The differences between humans and other hominids only amount to between one and three percent of our genes. Much of our behavior also corresponds to that of our evolutionary relatives. This is very apparent in the use of tools by great apes which use twigs to catch termites and sticks to measure the depth of water, make sponges out of leaves and moss – or, in the case of chimpanzees, use spears to hunt. Caves, in which apes seek shelter from heat and insects, often serve as their equivalent of our houses.

Granting great apes Living World Heritage status would protect them from being seen as human possessions and underscore their place as a heritage of the planet, of life and of the universe.

We have a great responsibility to protect the species and ecosystems of our planet. Regarding our evolutionary kin, we have a duty to ensure their survival and to prevent them from being held captive or abused.

For all of these reasons, the recognition of great apes as a Living World Heritage would be a valuable tool to protect populations living in the wild and a step toward the true acknowledgment of our commonalities.
UNESCO is dedicated to respect for life and human history. For this reason, the organization should commit to protecting great apes and giving them the support needed for their survival.

For many years, the Great Ape Project has been fighting the destruction of millions of hectares of land in the tropical countries. It has criticized the spread of vast oil palm monocultures for our food, cosmetic products and biofuel. These plantations have a direct impact on indigenous peoples, small farmers, great apes and other creatures.

Year after year, the Indonesian countryside is being torched to make more room for oil palms. Indigenous peoples are being forced off their land as multinational corporations destroy the forests and the last habitats of orangutans while the international community looks on in silence or complicity.

In view of this, it would be crucial to establish a special set of rules to protect our closest evolutionary relatives.

In 2015, UNESCO underscored the importance of World Heritage sites for critically endangered great ape populations. The next logical step would be to declare the great apes themselves to be a Living World Heritage.

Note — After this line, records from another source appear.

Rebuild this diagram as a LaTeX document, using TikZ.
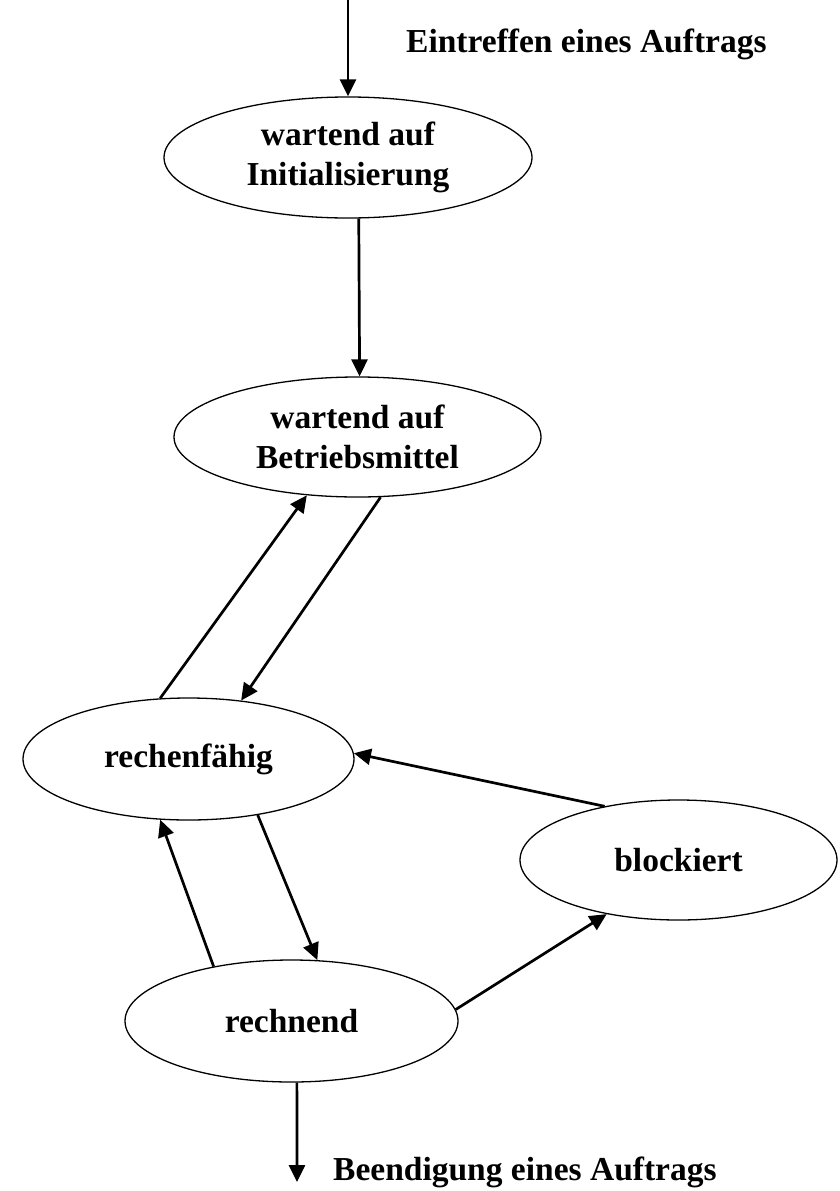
\documentclass[tikz,border=0pt]{standalone}
\usepackage{fontspec}
\setmainfont{Liberation Serif}
\usetikzlibrary{shapes.geometric,arrows.meta}

\tikzset{
  state/.style={draw, ellipse, line width=1.3pt, inner sep=0pt,
    align=center, font=\bfseries\fontsize{33.5}{40}\selectfont},
  label text/.style={inner sep=0pt, anchor=base west,
    font=\bfseries\fontsize{33.5}{40}\selectfont},
  trans/.style={line width=2.7pt,
    -{Triangle[length=17pt,width=16pt]}, shorten >=0pt}
}

\begin{document}
\begin{tikzpicture}[x=1pt, y=-1pt]
  \useasboundingbox (0,0) rectangle (840,1191);
  \fill[white] (0,0) rectangle (840,1191);

  % states
  \node[state, minimum width=368pt, minimum height=121pt] (init) at (348,157.5)
    {wartend auf\\Initialisierung};
  \node[state, minimum width=367pt, minimum height=120pt] (betr) at (357.5,437)
    {wartend auf\\Betriebsmittel};
  \node[state, minimum width=331pt, minimum height=122pt] (bereit) at (188.5,759)
    {rechenfähig};
  \node[state, minimum width=317pt, minimum height=120pt] (block) at (678.5,860)
    {blockiert};
  \node[state, minimum width=333pt, minimum height=122pt] (rech) at (291.5,1021)
    {rechnend};

  % entry and exit
  \coordinate (ein) at (348,0);
  \coordinate (aus) at (297,1182);
  \node[label text] (einlabel) at (406,52) {Eintreffen eines Auftrags};
  \node[label text] (auslabel) at (333,1180) {Beendigung eines Auftrags};

  % transitions
  \draw[trans] (ein) -- (init.north);
  \draw[trans] (init.-80) -- (betr.88);
  \draw[trans] (bereit.115) -- (betr.-131);
  \draw[trans] (betr.-69) -- (bereit.48);
  \draw[trans] (block.144) -- (bereit.2);
  \draw[trans] (bereit.-39) -- (rech.67);
  \draw[trans] (rech.145) -- (bereit.-115);
  \draw[trans] (rech.4) -- (block.-143);
  \draw[trans] (rech.-85) -- (aus);
\end{tikzpicture}
\end{document}
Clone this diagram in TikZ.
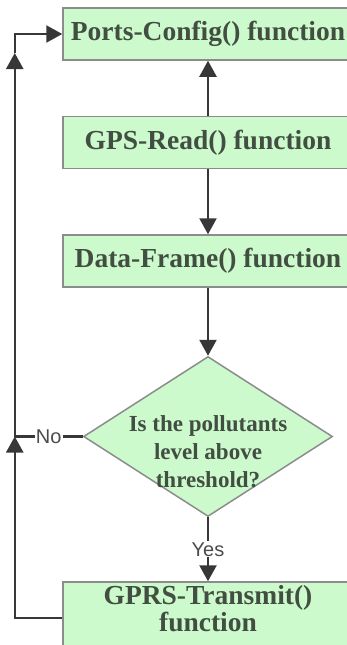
\documentclass[tikz,border=0pt]{standalone}
\usepackage{fontspec}
\setmainfont{Liberation Serif}
\newfontfamily\lblfont{Liberation Sans}
\usetikzlibrary{arrows.meta,positioning,shapes.geometric}
\definecolor{boxgreen}{RGB}{204,250,204}
\definecolor{boxtext}{RGB}{66,78,66}
\definecolor{linegray}{RGB}{55,55,55}
\definecolor{bordergray}{RGB}{140,140,140}

\begin{document}
\begin{tikzpicture}[
  x=1pt, y=1pt,
  node distance=55pt,
  block/.style={rectangle, draw=bordergray, line width=1.5pt, fill=boxgreen,
    minimum width=290pt, minimum height=52pt, inner sep=3pt, align=center,
    text=boxtext, font=\fontsize{27.5}{27}\selectfont\bfseries},
  decision/.style={diamond, draw=bordergray, line width=1.5pt, fill=boxgreen,
    inner sep=0pt, minimum width=249pt, minimum height=160pt},
  dectext/.style={align=center, text=boxtext, inner sep=0pt,
    font=\fontsize{23}{28}\selectfont\bfseries},
  lbl/.style={fill=white, inner sep=1pt, text=linegray!90,
    font=\lblfont\fontsize{20}{20}\selectfont},
  arr/.style={draw=linegray, line width=2.4pt, -{Triangle[length=16pt,width=17pt]}},
  line/.style={draw=linegray, line width=2.4pt}
]
\useasboundingbox (0,0) rectangle (346,-645);

% Top
\node[block] (ports) at (208,-34) {Ports-Config() function};
\node[block, below=55pt of ports] (gps) {GPS-Read() function};
\node[block, below=65pt of gps] (data) {Data-Frame() function};

% Decision
\node[decision, below=68pt of data] (dec) {};
\node[dectext] (dectxt) at ([yshift=-15pt]dec.center) {Is the pollutants\\level above\\threshold?};

% Bottom
\node[block, below=64pt of dec, minimum height=72pt, text depth=20pt] (gprs) {GPRS-Transmit()\\function};

% Loop back
\coordinate[left=68pt of dec.west] (jn);
\coordinate (corner) at (ports.west -| jn);
\coordinate[below=19pt of corner] (up);

\draw[arr] (gps) -- (ports);
\draw[arr] (gps) -- (data);
\draw[arr] (data) -- (dec);
\draw[arr] (dec) -- node[lbl] {Yes} (gprs);
\draw[line] (dec.west) -- node[lbl] {No} (jn);
\draw[arr] (gprs.west) -| (jn);
\draw[arr] (jn) -- (up);
\draw[arr] (up) |- (ports.west);

\end{tikzpicture}
\end{document}
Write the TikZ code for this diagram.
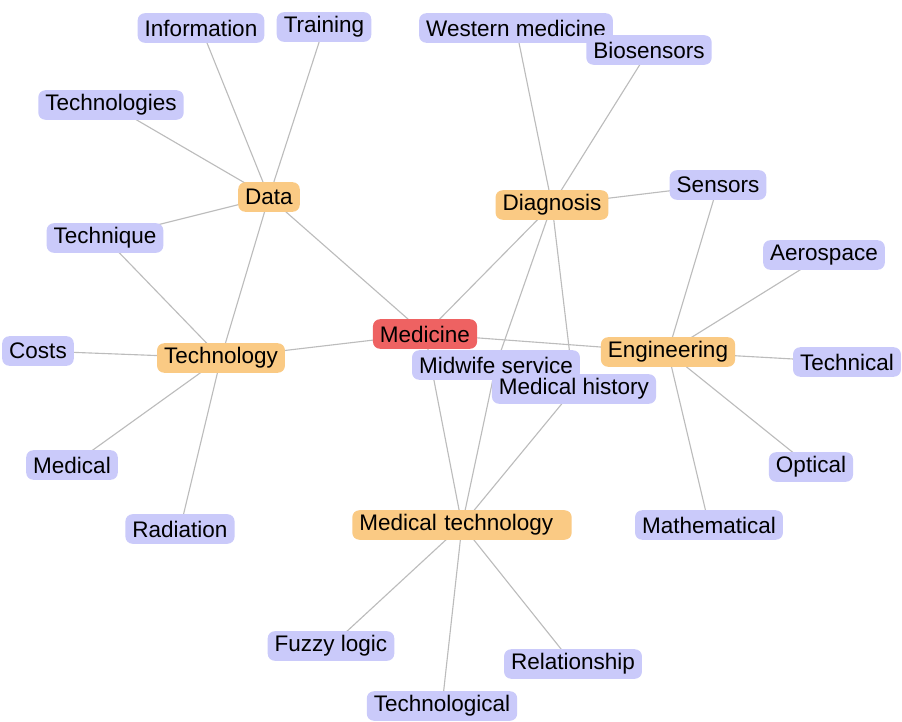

For more information on the campaign, visit the blog (in Spanish) of the Great Ape Project.

Letter

To: the UNESCO Executive Board

Dear Director-General Irina Bokova,
dear Assistant Rachel Phillips,
dear Ambassador María Teresa Lizaranzu,
dear Director Abdulaziz Al Muzaini,

Ladies and Gentlemen of the Spanish UNESCO Commission,

We share millions of years of evolutionary history with the great apes, and the genetic differences between us and the great apes are insignificant. Why are we so unconcerned about letting the few remaining species of our own evolutionary family dwindle to extinction? The great apes deserve recognition as our closest relatives.

For this reason, we strongly urge UNESCO to declare the four great ape species to be a Living World Heritage.